> [Exercise directions] Your task is to transcribe all of the data below exactly, omitting the images.

------ Given material ------

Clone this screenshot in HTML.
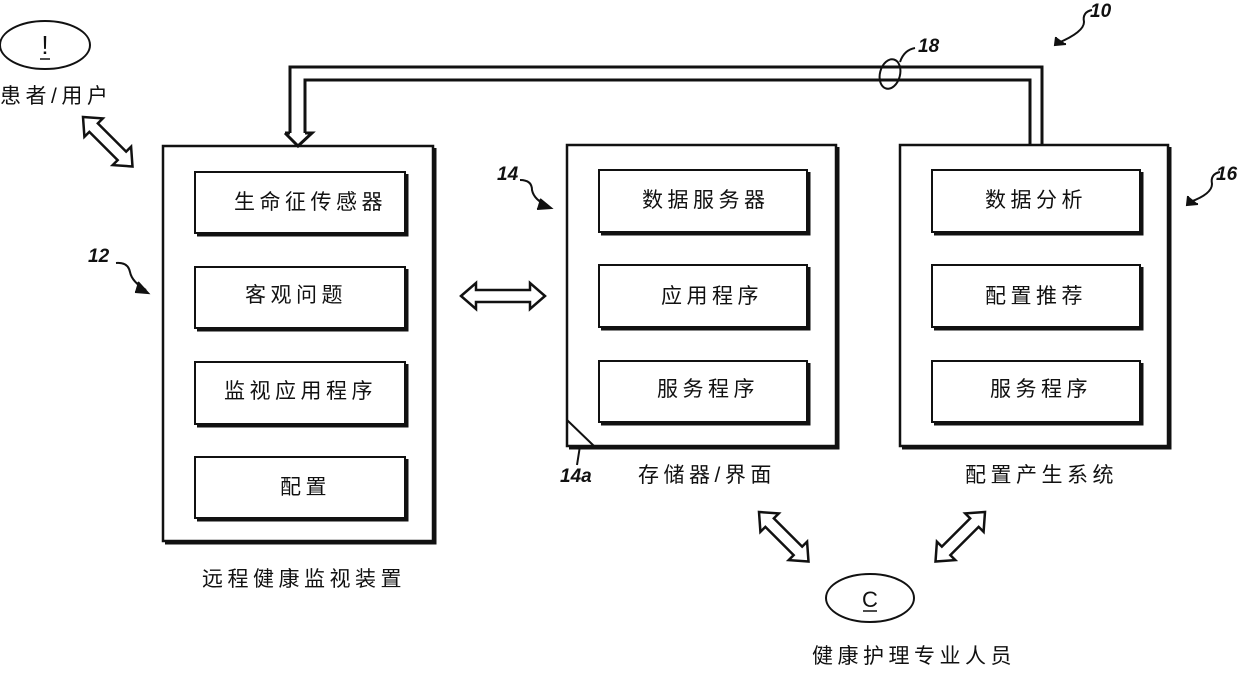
<!DOCTYPE html>
<html><head><meta charset="utf-8"><style>
html,body{margin:0;padding:0;background:#fff}
svg text{font-family:"Liberation Sans","Noto Sans CJK SC",sans-serif;fill:#111}
.c{letter-spacing:4.5px}
.n{font-family:"Liberation Sans",sans-serif;font-style:italic;font-weight:bold}
</style></head><body>
<svg width="1240" height="668" viewBox="0 0 1240 668" xmlns="http://www.w3.org/2000/svg">
<g fill="none" stroke="#111" stroke-width="2">
<ellipse cx="45" cy="45" rx="45" ry="24"/>
<ellipse cx="870" cy="598" rx="44" ry="24"/>
<path d="M290 133 V67 H1042 V145" stroke-width="3"/>
<path d="M305 133 V80 H1030 V145" stroke-width="3"/>
<path d="M285 133 H290 M305 133 H312 L298 146 L285 133" stroke-width="3"/>
<ellipse cx="890" cy="74" rx="10" ry="15" transform="rotate(15 890 74)"/>
<path d="M900 62 Q904 50 915 48"/>
<rect x="163" y="146" width="270" height="395" stroke-width="2.5"/>
<path d="M435 148 V543 H165" stroke-width="3"/>
<rect x="567" y="145" width="269" height="301" stroke-width="2.5"/>
<path d="M838 147 V448 H569" stroke-width="3"/>
<path d="M567 420 L594 446"/>
<rect x="900" y="145" width="268" height="301" stroke-width="2.5"/>
<path d="M1170 147 V448 H902" stroke-width="3"/>
<g stroke-width="2">
<rect x="195" y="172" width="210" height="61"/><path d="M407 174 V235 H197" stroke-width="3"/>
<rect x="195" y="267" width="210" height="61"/><path d="M407 269 V330 H197" stroke-width="3"/>
<rect x="195" y="362" width="210" height="62"/><path d="M407 364 V426 H197" stroke-width="3"/>
<rect x="195" y="457" width="210" height="61"/><path d="M407 459 V520 H197" stroke-width="3"/>
<rect x="599" y="170" width="208" height="62"/><path d="M809 172 V234 H601" stroke-width="3"/>
<rect x="599" y="265" width="208" height="62"/><path d="M809 267 V329 H601" stroke-width="3"/>
<rect x="599" y="361" width="208" height="61"/><path d="M809 363 V424 H601" stroke-width="3"/>
<rect x="932" y="170" width="208" height="62"/><path d="M1142 172 V234 H934" stroke-width="3"/>
<rect x="932" y="265" width="208" height="62"/><path d="M1142 267 V329 H934" stroke-width="3"/>
<rect x="932" y="361" width="208" height="61"/><path d="M1142 363 V424 H934" stroke-width="3"/>
</g>
<path d="M461 296 L476 283 V290 H530 V283 L545 296 L530 309 V302 H476 V309 Z" stroke-width="2.5"/>
<g stroke-width="2.5">
<path d="M0 0 L15 -13 V-6 H55 V-13 L70 0 L55 13 V6 H15 V13 Z" transform="translate(83 117) rotate(45)"/>
<path d="M0 0 L15 -13 V-6 H55 V-13 L70 0 L55 13 V6 H15 V13 Z" transform="translate(759 512) rotate(45)"/>
<path d="M0 0 L15 -13 V-6 H55 V-13 L70 0 L55 13 V6 H15 V13 Z" transform="translate(985 512) rotate(135)"/>
</g>
<path d="M116 263 Q128 262 130 272 Q132 282 146 290" stroke-width="2"/>
<path d="M138 282 L148 293 L135 292" fill="#111"/>
<path d="M520 180 Q532 180 532 190 Q534 200 548 206" stroke-width="2"/>
<path d="M540 199 L551 208 L537 209" fill="#111"/>
<path d="M1092 10 Q1082 12 1084 22 Q1084 32 1058 43" stroke-width="2"/>
<path d="M1056 37 L1055 45 L1066 44" fill="#111"/>
<path d="M1220 172 Q1210 174 1212 184 Q1212 194 1190 202" stroke-width="2"/>
<path d="M1188 196 L1187 205 L1198 204" fill="#111"/>
<path d="M580 446 L577 465" stroke-width="2"/>
</g>
<text x="45" y="54" font-size="26" text-anchor="middle" style="font-family:'Liberation Sans',sans-serif">!</text>
<line x1="40" y1="59" x2="50" y2="59" stroke="#111" stroke-width="1.5"/>
<text x="870" y="607" font-size="22" text-anchor="middle" style="font-family:'Liberation Sans',sans-serif">C</text>
<line x1="863" y1="611" x2="877" y2="611" stroke="#111" stroke-width="1.5"/>
<g font-size="21" class="c">
<text x="0" y="103" class="c">患者/用户</text>
<text x="234" y="209" class="c">生命征传感器</text>
<text x="245" y="302" class="c">客观问题</text>
<text x="224" y="398" class="c">监视应用程序</text>
<text x="280" y="494" class="c">配置</text>
<text x="642" y="207" class="c">数据服务器</text>
<text x="661" y="303" class="c">应用程序</text>
<text x="657" y="396" class="c">服务程序</text>
<text x="985" y="207" class="c">数据分析</text>
<text x="985" y="303" class="c">配置推荐</text>
<text x="990" y="396" class="c">服务程序</text>
<text x="638" y="482" class="c">存储器/界面</text>
<text x="965" y="482" class="c">配置产生系统</text>
<text x="202" y="586" class="c">远程健康监视装置</text>
<text x="812" y="663" class="c">健康护理专业人员</text>
</g>
<g font-size="19">
<text x="88" y="262" class="n">12</text>
<text x="497" y="180" class="n">14</text>
<text x="918" y="52" class="n">18</text>
<text x="1090" y="17" class="n">10</text>
<text x="1216" y="180" class="n">16</text>
<text x="560" y="482" class="n">14a</text>
</g>
</svg>
</body></html>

------

> [Task answer]
Clone this screenshot in HTML.
<!DOCTYPE html>
<html><head><meta charset="utf-8"><style>
html,body{margin:0;padding:0;background:#fff}
svg text{font-family:"Liberation Sans","Noto Sans CJK SC",sans-serif;fill:#111}
.c{letter-spacing:4.5px}
.n{font-family:"Liberation Sans",sans-serif;font-style:italic;font-weight:bold}
</style></head><body>
<svg width="1240" height="668" viewBox="0 0 1240 668" xmlns="http://www.w3.org/2000/svg">
<g fill="none" stroke="#111" stroke-width="2">
<ellipse cx="45" cy="45" rx="45" ry="24"/>
<ellipse cx="870" cy="598" rx="44" ry="24"/>
<path d="M290 133 V67 H1042 V145" stroke-width="3"/>
<path d="M305 133 V80 H1030 V145" stroke-width="3"/>
<path d="M285 133 H290 M305 133 H312 L298 146 L285 133" stroke-width="3"/>
<ellipse cx="890" cy="74" rx="10" ry="15" transform="rotate(15 890 74)"/>
<path d="M900 62 Q904 50 915 48"/>
<rect x="163" y="146" width="270" height="395" stroke-width="2.5"/>
<path d="M435 148 V543 H165" stroke-width="3"/>
<rect x="567" y="145" width="269" height="301" stroke-width="2.5"/>
<path d="M838 147 V448 H569" stroke-width="3"/>
<path d="M567 420 L594 446"/>
<rect x="900" y="145" width="268" height="301" stroke-width="2.5"/>
<path d="M1170 147 V448 H902" stroke-width="3"/>
<g stroke-width="2">
<rect x="195" y="172" width="210" height="61"/><path d="M407 174 V235 H197" stroke-width="3"/>
<rect x="195" y="267" width="210" height="61"/><path d="M407 269 V330 H197" stroke-width="3"/>
<rect x="195" y="362" width="210" height="62"/><path d="M407 364 V426 H197" stroke-width="3"/>
<rect x="195" y="457" width="210" height="61"/><path d="M407 459 V520 H197" stroke-width="3"/>
<rect x="599" y="170" width="208" height="62"/><path d="M809 172 V234 H601" stroke-width="3"/>
<rect x="599" y="265" width="208" height="62"/><path d="M809 267 V329 H601" stroke-width="3"/>
<rect x="599" y="361" width="208" height="61"/><path d="M809 363 V424 H601" stroke-width="3"/>
<rect x="932" y="170" width="208" height="62"/><path d="M1142 172 V234 H934" stroke-width="3"/>
<rect x="932" y="265" width="208" height="62"/><path d="M1142 267 V329 H934" stroke-width="3"/>
<rect x="932" y="361" width="208" height="61"/><path d="M1142 363 V424 H934" stroke-width="3"/>
</g>
<path d="M461 296 L476 283 V290 H530 V283 L545 296 L530 309 V302 H476 V309 Z" stroke-width="2.5"/>
<g stroke-width="2.5">
<path d="M0 0 L15 -13 V-6 H55 V-13 L70 0 L55 13 V6 H15 V13 Z" transform="translate(83 117) rotate(45)"/>
<path d="M0 0 L15 -13 V-6 H55 V-13 L70 0 L55 13 V6 H15 V13 Z" transform="translate(759 512) rotate(45)"/>
<path d="M0 0 L15 -13 V-6 H55 V-13 L70 0 L55 13 V6 H15 V13 Z" transform="translate(985 512) rotate(135)"/>
</g>
<path d="M116 263 Q128 262 130 272 Q132 282 146 290" stroke-width="2"/>
<path d="M138 282 L148 293 L135 292" fill="#111"/>
<path d="M520 180 Q532 180 532 190 Q534 200 548 206" stroke-width="2"/>
<path d="M540 199 L551 208 L537 209" fill="#111"/>
<path d="M1092 10 Q1082 12 1084 22 Q1084 32 1058 43" stroke-width="2"/>
<path d="M1056 37 L1055 45 L1066 44" fill="#111"/>
<path d="M1220 172 Q1210 174 1212 184 Q1212 194 1190 202" stroke-width="2"/>
<path d="M1188 196 L1187 205 L1198 204" fill="#111"/>
<path d="M580 446 L577 465" stroke-width="2"/>
</g>
<text x="45" y="54" font-size="26" text-anchor="middle" style="font-family:'Liberation Sans',sans-serif">!</text>
<line x1="40" y1="59" x2="50" y2="59" stroke="#111" stroke-width="1.5"/>
<text x="870" y="607" font-size="22" text-anchor="middle" style="font-family:'Liberation Sans',sans-serif">C</text>
<line x1="863" y1="611" x2="877" y2="611" stroke="#111" stroke-width="1.5"/>
<g font-size="21" class="c">
<text x="0" y="103" class="c">患者/用户</text>
<text x="234" y="209" class="c">生命征传感器</text>
<text x="245" y="302" class="c">客观问题</text>
<text x="224" y="398" class="c">监视应用程序</text>
<text x="280" y="494" class="c">配置</text>
<text x="642" y="207" class="c">数据服务器</text>
<text x="661" y="303" class="c">应用程序</text>
<text x="657" y="396" class="c">服务程序</text>
<text x="985" y="207" class="c">数据分析</text>
<text x="985" y="303" class="c">配置推荐</text>
<text x="990" y="396" class="c">服务程序</text>
<text x="638" y="482" class="c">存储器/界面</text>
<text x="965" y="482" class="c">配置产生系统</text>
<text x="202" y="586" class="c">远程健康监视装置</text>
<text x="812" y="663" class="c">健康护理专业人员</text>
</g>
<g font-size="19">
<text x="88" y="262" class="n">12</text>
<text x="497" y="180" class="n">14</text>
<text x="918" y="52" class="n">18</text>
<text x="1090" y="17" class="n">10</text>
<text x="1216" y="180" class="n">16</text>
<text x="560" y="482" class="n">14a</text>
</g>
</svg>
</body></html>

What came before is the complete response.